Obama visits Cincy on Monday

CINCINNATI — President Barack Obama will be in the region for the holiday, speaking at the AFL-CIO Labor Day picnic at Cincinnati's Coney Island.

The speech comes as Obama's efforts to overhaul health care are under fire, and he plans to address Congress on the subject Wednesday.

Although Obama seldom visited Kentucky during last year's election campaign, he made many stops in Ohio, a key swing state he won in the November election.

Obama lost Kentucky by a wide margin, winning only Lexington, Louisville and a handful of other counties.

In Ohio on Monday, Obama will find that his approval ratings are down, along with those of Ohio's Democratic governor. Meanwhile, Ohio Republicans, who were on the run after the election, have regrouped.

"The state economy is still very weak," said Herb Weisberg, an Ohio State University political scientist. "I think more people are getting more concerned about the state policies and the federal policies."

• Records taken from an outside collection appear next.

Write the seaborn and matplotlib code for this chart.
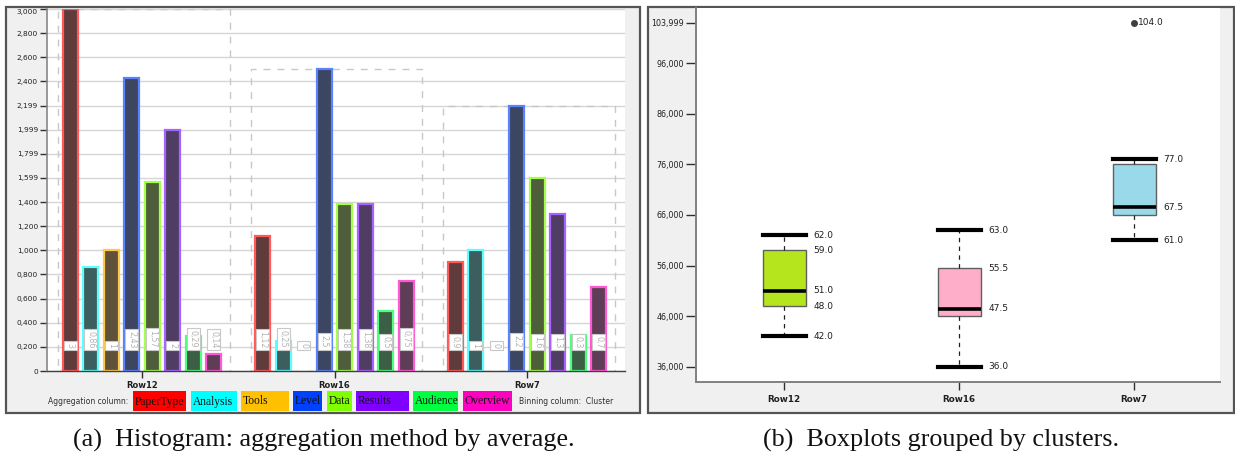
import matplotlib
matplotlib.use("Agg")
import matplotlib.pyplot as plt
from matplotlib.patches import Rectangle
import pandas as pd
import seaborn as sns

# ---------------- data ----------------
clusters = ["Row12", "Row16", "Row7"]
columns = ["PaperType", "Analysis", "Tools", "Level", "Data", "Results", "Audience", "Overview"]
avg_row12 = [3.0, 0.86, 1.0, 2.43, 1.57, 2.0, 0.29, 0.14]
avg_row16 = [1.12, 0.25, 0.0, 2.5, 1.38, 1.38, 0.5, 0.75]
avg_row7 = [0.9, 1.0, 0.0, 2.2, 1.6, 1.3, 0.3, 0.7]

legend_colors = ["#ff0000", "#00ffff", "#ffc000", "#0040ff", "#80ff00", "#8000ff", "#00ff40", "#ff00c0"]
fill_colors = ["#5f3b3c", "#3d5e5e", "#5e533a", "#3c4661", "#4e5e3b", "#4f3d63", "#3c5e45", "#5f3d57"]
edge_colors = ["#ff5a5a", "#5cffff", "#ffc84a", "#5a82ff", "#a4ff4a", "#a862ff", "#4dff7c", "#ff58d2"]

bar_ticks = [0.0, 0.2, 0.4, 0.6, 0.8, 1.0, 1.2, 1.4, 1.6, 1.8, 2.0, 2.2, 2.4, 2.6, 2.8, 3.0]
bar_tick_labels = ["0", "0,200", "0,400", "0,600", "0,800", "1,000", "1,200", "1,400",
                   "1,599", "1,799", "1,999", "2,199", "2,400", "2,600", "2,800", "3,000"]

whisker_low = [42.0, 36.0, 61.0]
quartile_1 = [48.0, 46.0, 66.0]
medians = [51.0, 47.5, 67.5]
quartile_3 = [59.0, 55.5, 76.0]
whisker_high = [62.0, 63.0, 77.0]
outliers = [[], [], [104.0]]
labeled_stats = [["whishi", "q3", "med", "q1", "whislo"],
                 ["whishi", "q3", "med", "whislo"],
                 ["whishi", "med", "whislo"]]
box_colors = ["#b5e61d", "#ffaec9", "#99d9ea"]
box_ticks = [36, 46, 56, 66, 76, 86, 96, 104]
box_tick_labels = ["36,000", "46,000", "56,000", "66,000", "76,000", "86,000", "96,000", "103,999"]

# ---------------- figure ----------------
W, H = 1235, 459
fig = plt.figure(figsize=(W / 100, H / 100), dpi=100)
fig.patch.set_facecolor("white")


def fx(px):
    return px / W


def fy(py):
    return 1 - py / H


def frame(x0, y0, x1, y1):
    fig.add_artist(Rectangle((fx(x0), fy(y1)), (x1 - x0) / W, (y1 - y0) / H,
                             transform=fig.transFigure, facecolor="#f0f0f0",
                             edgecolor="#555555", linewidth=1.6, zorder=0))


frame(6, 7, 640, 413)
frame(648, 7, 1234, 413)

sans = ["DejaVu Sans"]
serif = ["Liberation Serif", "DejaVu Serif"]

# ---------------- left: grouped bars ----------------
ax1 = fig.add_axes([fx(47), fy(371), 578 / W, 362 / H])
ax1.set_facecolor("white")

df = pd.DataFrame({
    "cluster": [c for c in clusters for _ in columns],
    "column": columns * len(clusters),
    "value": avg_row12 + avg_row16 + avg_row7,
})

sns.barplot(data=df, x="cluster", y="value", hue="column", order=clusters,
            hue_order=columns, palette=dict(zip(columns, fill_colors)),
            saturation=1, width=0.853, gap=0.27, errorbar=None, legend=False, ax=ax1)

for cont, ec in zip(ax1.containers, edge_colors):
    for bar in cont:
        h = bar.get_height()
        bar.set_edgecolor(ec)
        bar.set_linewidth(1.6 if h > 0 else 0)
        bar.set_zorder(2)
        label = f"{h:g}".replace(".", ",")
        ax1.text(bar.get_x() + bar.get_width() / 2, 0.19, label, rotation=270,
                 ha="center", va="bottom", fontsize=5.8, color="#b4b4b4",
                 family=sans, zorder=4,
                 bbox=dict(boxstyle="square,pad=0.25", fc="white", ec="#c8c8c8", lw=0.8))

# dashed envelope per cluster at the group maximum
for i, vals in enumerate([avg_row12, avg_row16, avg_row7]):
    ax1.add_patch(Rectangle((i - 0.435, 0), 0.89, max(vals), fill=False,
                            edgecolor="#c8c8c8", linewidth=1.0,
                            linestyle=(0, (5, 5)), zorder=1))

ax1.set_xlim(-0.494, 2.509)
ax1.set_ylim(0, 3.0)
ax1.set_yticks(bar_ticks)
ax1.set_yticklabels(bar_tick_labels, family=sans)
ax1.get_yticklabels()[-1].set_verticalalignment("top")
ax1.set_axisbelow(True)
ax1.grid(axis="y", color="#d6d6d6", linewidth=1.0)
ax1.grid(axis="x", visible=False)
ax1.set_xlabel("")
ax1.set_ylabel("")
ax1.tick_params(axis="y", labelsize=5.3, length=5, width=1, color="#303030",
                pad=1.5, labelcolor="#202020")
ax1.tick_params(axis="x", labelsize=6, length=5, width=1, color="#303030",
                pad=2, labelcolor="#202020")
for lab in ax1.get_xticklabels():
    lab.set_family(sans)
    lab.set_fontweight("semibold")
ax1.spines["top"].set_visible(False)
ax1.spines["right"].set_visible(False)
ax1.spines["left"].set_color("#888888")
ax1.spines["left"].set_linewidth(1.2)
ax1.spines["bottom"].set_color("#404040")
ax1.spines["bottom"].set_linewidth(1.0)

# legend row under the bars
fig.text(fx(48), fy(401), "Aggregation column:", ha="left", va="center",
         fontsize=5.5, color="#303030", family=sans)
legend_boxes = [(133, 186), (191, 237), (241, 289), (293, 322),
                (327, 352), (356, 409), (413, 458), (463, 512)]
for name, col, (x0, x1) in zip(columns, legend_colors, legend_boxes):
    fig.add_artist(Rectangle((fx(x0), fy(411)), (x1 - x0) / W, 20 / H,
                             transform=fig.transFigure, facecolor=col,
                             edgecolor="none", zorder=2))
    fig.text(fx(x0 + 1.5), fy(401.5), name, ha="left", va="center",
             fontsize=8.3, color="#111111", family=serif, zorder=3)
fig.text(fx(519), fy(401), "Binning column:  Cluster", ha="left", va="center",
         fontsize=5.5, color="#303030", family=sans)

# ---------------- right: boxplots ----------------
ax2 = fig.add_axes([fx(696), fy(382), 524 / W, 374 / H])
ax2.set_facecolor("white")

stats = []
for i, name in enumerate(clusters):
    stats.append(dict(label=name, whislo=whisker_low[i], q1=quartile_1[i], med=medians[i],
                      q3=quartile_3[i], whishi=whisker_high[i], fliers=outliers[i]))

parts = ax2.bxp(stats, positions=[0, 1, 2], widths=0.246, capwidths=0.246,
                patch_artist=True, showfliers=True,
                boxprops=dict(edgecolor="#606060", linewidth=1.0),
                medianprops=dict(color="black", linewidth=2.6),
                whiskerprops=dict(color="#202020", linewidth=0.9, linestyle=(0, (3.5, 3.5))),
                capprops=dict(color="black", linewidth=3.0),
                flierprops=dict(marker="o", markersize=4, markerfacecolor="#404040",
                                markeredgecolor="#404040"))
for patch, col in zip(parts["boxes"], box_colors):
    patch.set_facecolor(col)

for i, keys in enumerate(labeled_stats):
    for k in keys:
        v = stats[i][k]
        ax2.text(i + 0.123 + 0.045, v, f"{v:.1f}", ha="left", va="center",
                 fontsize=6.5, color="#202020", family=sans)
    for v in outliers[i]:
        ax2.text(i + 0.022, v, f"{v:.1f}", ha="left", va="center",
                 fontsize=6.5, color="#202020", family=sans)

ax2.set_xlim(-0.503, 2.49)
ax2.set_ylim(33.0, 106.9)
ax2.set_xticks([0, 1, 2])
ax2.set_xticklabels(clusters, family=sans)
for lab in ax2.get_xticklabels():
    lab.set_fontweight("semibold")
ax2.set_yticks(box_ticks)
ax2.set_yticklabels(box_tick_labels, family=sans)
ax2.tick_params(axis="y", labelsize=5.8, length=7, width=1, color="#303030",
                pad=1.5, labelcolor="#202020")
ax2.tick_params(axis="x", labelsize=6.3, length=6, width=1, color="#303030",
                pad=3, labelcolor="#202020")
ax2.spines["top"].set_visible(False)
ax2.spines["right"].set_visible(False)
for s in ("left", "bottom"):
    ax2.spines[s].set_color("#808080")
    ax2.spines[s].set_linewidth(1.4)

# ---------------- captions ----------------
fig.text(fx(324), fy(440), "(a)  Histogram: aggregation method by average.",
         ha="center", va="center", fontsize=18.8, color="#111111", family=serif)
fig.text(fx(941), fy(440), "(b)  Boxplots grouped by clusters.",
         ha="center", va="center", fontsize=18.8, color="#111111", family=serif)

fig.savefig("out.png", dpi=100, facecolor="white")
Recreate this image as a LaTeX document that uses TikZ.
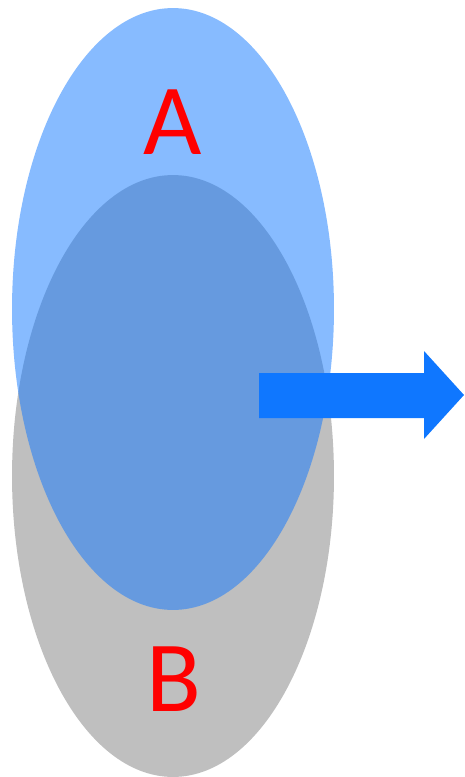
\documentclass[tikz,border=0pt]{standalone}
\usepackage{fontspec}
\setmainfont{Carlito}
\usepackage{xcolor}
\usepackage{tikz}
\usetikzlibrary{shapes.geometric}

\definecolor{setblue}{HTML}{0F77FF}
\definecolor{setgray}{HTML}{BFBFBF}

\begin{document}
\begin{tikzpicture}
[x=0.02cm,y=-0.02cm,
setb/.style={ellipse,fill=setgray,inner sep=0pt,minimum width=6.44cm,minimum height=12.04cm},
seta/.style={ellipse,fill=setblue,fill opacity=0.5,inner sep=0pt,minimum width=6.44cm,minimum height=12.04cm},
letter/.style={text=red,font=\fontsize{57.4}{66}\selectfont,inner sep=0pt}]
\useasboundingbox (0,0) rectangle (464,777);

\node at (173,476) [setb] (setB) {};
\node at (173,309) [seta] (setA) {};
\node at (173,122.5) [letter] (labA) {A};
\node at (174,679) [letter] (labB) {B};

% block arrow
\fill [setblue] (259,373) -- (424,373) -- (424,351) -- (464,395)
  -- (424,439) -- (424,418) -- (259,418) -- cycle;
\end{tikzpicture}
\end{document}
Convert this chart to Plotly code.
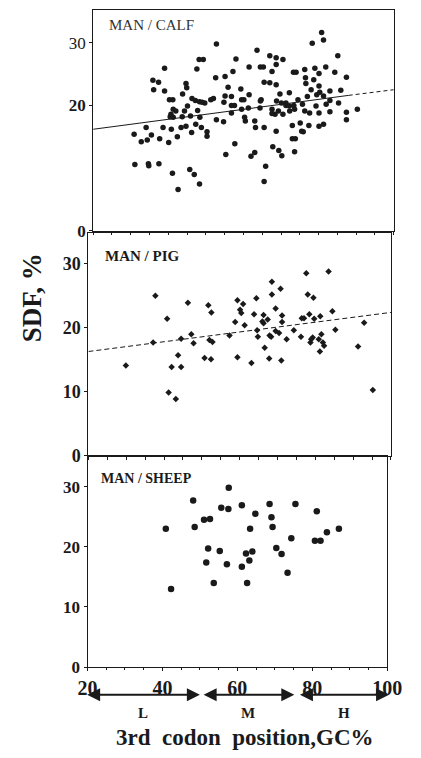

Former congressman Ted Strickland, who in 2006 handily won election as Ohio's first Democratic governor in 16 years, has seen his approval ratings tumble with voters restless about the economy and state budget.

And Quinnipiac University reported in July that Obama's approval rating in Ohio had fallen below 50 percent.

Unemployment in Ohio and Kentucky continues to climb at higher rates than the nation's, topping 11 percent. The two states have been hit hard by the decline in U.S. automaking and other manufacturing.

Obama's speech to the annual picnic includes appearances by national union leaders John Sweeney (AFL-CIO president) and Richard Trumka (secretary-treasurer). Obama is expected to speak about 1:15 p.m.

Opposition to Obama was evident Saturday at a Cincinnati Tea Party rally in suburban West Chester, where some in the thousands-strong crowd protesting government spending held such signs as "Government-run health care makes me sick" and "Leave our health care alone."

"People are really worried," said Rob Portman, a former GOP congressman and White House budget chief, who is running for U.S. Senate. "I think you see that in the number of people showing up at gatherings like this."

Portman had been critical of his party last year, saying it needed to refocus on fiscally conservative principles.

"It's a whole lot better," Portman said of the Republican outlook. "I think President Obama and the Democrats in Congress have helped us find our voice and regain our footing."

Portman and former congressman John Kasich, who is running for governor, head what's shaping up as a 2010 Republican ticket loaded with past electoral winners as the party tries to rebound after two straight strong Democratic elections in the state.

"The Republican Party was certainly at the low ebb last November," said Bob Bennett, who stepped aside this year after two decades as the state's GOP chairman. "I think it's changed completely from a political standpoint since then."